None of these signals alone is enough to define a trend. Taken together, though, they can begin to reveal where scientific energy is moving well before that movement appears in conventional conference planning metrics.
That is the core strategic question my team and I have been trying to answer.
A central focus of our work has been exploring how to move from fragmented scientific and operational data toward something more interpretable—something that can help an organization understand where attention, momentum, and future demand may be building before they fully surface in the usual downstream indicators.
This is not simply a matter of collecting more data. In most environments, there is already plenty of it. The real challenge is that the signals are fragmented across systems, formats, and contexts. Some are structured; many are not. Some reflect direct intent, while others reflect emerging attention that has not yet converted into action.
Without a way to interpret those signals together, organizations are often left relying on lagging indicators (like conference abstract submissions), institutional memory, and intuition.
There is real value in intuition, especially in experienced scientific organizations like ours. But intuition does not scale easily, and it becomes harder to rely on when fields are evolving quickly and communities are shifting in more complex ways.
That is where a more deliberate intelligence framework becomes valuable.
I’ve become increasingly interested in the idea that research activity can be treated not just as background information, but as evidence of scientific attention and momentum. A publication is not just a publication. A grant is not just a grant. An abstract is not just a submission. Each can be interpreted as part of a broader pattern of engagement with particular scientific problems.
When those patterns are classified consistently, connected across sources, and interpreted in context, they begin to form a more useful picture of where a field is concentrating effort—and where future demand may be building before it becomes operationally undeniable.

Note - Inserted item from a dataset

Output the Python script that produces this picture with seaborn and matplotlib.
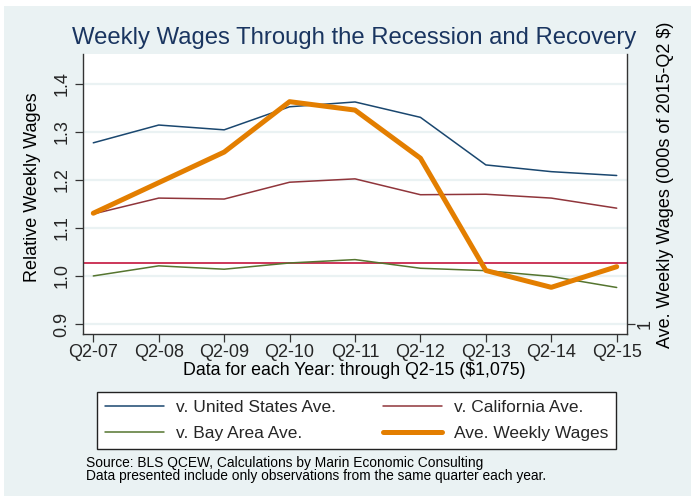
import numpy as np
import pandas as pd
import matplotlib
matplotlib.use("Agg")
import matplotlib.pyplot as plt
import seaborn as sns

quarters = ["Q2-07", "Q2-08", "Q2-09", "Q2-10", "Q2-11", "Q2-12", "Q2-13", "Q2-14", "Q2-15"]
us_rel = [1.277, 1.314, 1.304, 1.352, 1.362, 1.330, 1.231, 1.217, 1.209]
ca_rel = [1.129, 1.162, 1.160, 1.195, 1.202, 1.169, 1.170, 1.162, 1.141]
bay_rel = [1.000, 1.021, 1.014, 1.027, 1.034, 1.016, 1.011, 0.999, 0.976]
ave_wage = [1.145, 1.185, 1.225, 1.291, 1.280, 1.217, 1.070, 1.048, 1.075]
ref_level = 1.027

left_ticks = [0.9, 1.0, 1.1, 1.2, 1.3, 1.4]
left_ticklabels = ["0.9", "1.0", "1.1", "1.2", "1.3", "1.4"]
right_ticks = [1.0]
right_ticklabels = ["1"]

C_NAVY = "#1A476F"
C_MAROON = "#90353B"
C_GREEN = "#55752F"
C_ORANGE = "#E37E00"
C_CRAN = "#C8264C"
C_BG = "#EAF2F3"
C_TITLE = "#1A3560"

sns.set_style("white")
plt.rcParams["font.family"] = ["Liberation Sans", "DejaVu Sans"]

W, H = 699, 499
fig = plt.figure(figsize=(W / 100, H / 100), dpi=100)
fig.patch.set_facecolor("white")
fig.patches.append(plt.Rectangle((4 / W, 1 - 496 / H), (691 - 4) / W, (496 - 6) / H,
                                 transform=fig.transFigure, facecolor=C_BG,
                                 edgecolor="none", zorder=-10))

ax_l, ax_r, ax_t, ax_b = 82.7, 627.3, 54, 334
ax = fig.add_axes([ax_l / W, 1 - ax_b / H, (ax_r - ax_l) / W, (ax_b - ax_t) / H])
ax.set_facecolor("white")

df = pd.DataFrame({"x": np.arange(len(quarters)), "us": us_rel, "ca": ca_rel,
                   "bay": bay_rel, "ave": ave_wage})

for yv in left_ticks:
    ax.axhline(yv, color=C_BG, lw=1.6, zorder=0.5)
ax.axhline(ref_level, color=C_CRAN, lw=1.3, zorder=1)

sns.lineplot(data=df, x="x", y="us", ax=ax, color=C_NAVY, lw=1.1, label="v. United States Ave.", zorder=2)
sns.lineplot(data=df, x="x", y="bay", ax=ax, color=C_GREEN, lw=1.1, label="v. Bay Area Ave.", zorder=2)
sns.lineplot(data=df, x="x", y="ca", ax=ax, color=C_MAROON, lw=1.1, label="v. California Ave.", zorder=2)

ax2 = ax.twinx()
ax2.patch.set_visible(False)
sns.lineplot(data=df, x="x", y="ave", ax=ax2, color=C_ORANGE, lw=3.6, label="Ave. Weekly Wages", zorder=3)

ax.set_xlim(-0.162, len(quarters) - 1 + 0.162)
ax.set_ylim(0.8792, 1.4618)
ax2.set_ylim(0.9869, 1.3534)

ax.set_xticks(np.arange(len(quarters)))
ax.set_xticklabels(quarters)
ax.set_yticks(left_ticks)
ax.set_yticklabels(left_ticklabels, rotation=90, va="center")
ax2.set_yticks(right_ticks)
ax2.set_yticklabels(right_ticklabels, rotation=90, va="center")

for a in (ax, ax2):
    a.spines["top"].set_visible(False)
    for s in ("left", "bottom", "right"):
        a.spines[s].set_color("#333333")
        a.spines[s].set_linewidth(1.0)
ax.spines["right"].set_visible(False)
ax2.spines["left"].set_visible(False)
ax2.spines["bottom"].set_visible(False)

ax.tick_params(axis="y", which="major", direction="out", length=6, width=0.9,
               color="#333333", labelsize=13, pad=3, left=True)
ax.tick_params(axis="x", which="major", direction="out", length=6, width=0.9,
               color="#333333", labelsize=13, pad=1.5, bottom=True)
ax2.tick_params(axis="y", direction="out", length=6, width=0.9, color="#333333",
                labelsize=13, pad=1, right=True)
ax.set_xlabel("")
ax.set_ylabel("")
ax2.set_ylabel("")
ax.get_legend().remove()
ax2.get_legend().remove()

fig.text(354.5 / W, 1 - 38 / H, "Weekly Wages Through the Recession and Recovery",
         ha="center", va="center", fontsize=17.2, color=C_TITLE)
fig.text(33 / W, 1 - 187 / H, "Relative Weekly Wages", rotation=90,
         ha="center", va="center", fontsize=13, color="black")
fig.text(665 / W, 1 - 185 / H, "Ave. Weekly Wages (000s of 2015-Q2 $)", rotation=90,
         ha="center", va="center", fontsize=13, color="black")
fig.text(354.5 / W, 1 - 362 / H, "Data for each Year: through Q2-15 ($1,075)",
         ha="center", va="top", fontsize=12.8, color="black")

h1, l1 = ax.get_legend_handles_labels()
h2, l2 = ax2.get_legend_handles_labels()
handles = h1 + h2
labels = l1 + l2
leg = fig.legend(handles, labels,
                 loc="upper left",
                 bbox_to_anchor=(97 / W, 1 - 392 / H, (616 - 97) / W, 0),
                 mode="expand", ncol=2, fontsize=12.5, frameon=True, fancybox=False,
                 handlelength=3.4, handletextpad=0.7, borderaxespad=0, borderpad=0.45,
                 labelspacing=0.62, columnspacing=1.0)
leg.get_frame().set_edgecolor("#222222")
leg.get_frame().set_linewidth(1.0)
leg.get_frame().set_facecolor("white")
leg.get_frame().set_alpha(1)

fig.text(86 / W, 1 - 463 / H, "Source: BLS QCEW, Calculations by Marin Economic Consulting",
         ha="left", va="center", fontsize=9.9, color="black")
fig.text(86 / W, 1 - 476 / H, "Data presented include only observations from the same quarter each year.",
         ha="left", va="center", fontsize=9.9, color="black")

fig.savefig("out.png", dpi=100, facecolor=fig.get_facecolor())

This is where work around data architecture, scientific classification, and AI becomes genuinely interesting to me. Not as an abstract technology, and not as innovation theater, but as a practical way to help institutions see more clearly.
The opportunity is not simply to produce more reporting. It is to create better ways of detecting emerging relevance, interpreting signal earlier, and supporting better strategic decisions about what communities to convene and where to invest organizational resources.
Most organizations are not short on information. They are short on systems that help them distinguish signal from noise early enough to matter.
And if we wait until demand is obvious, we are often already late.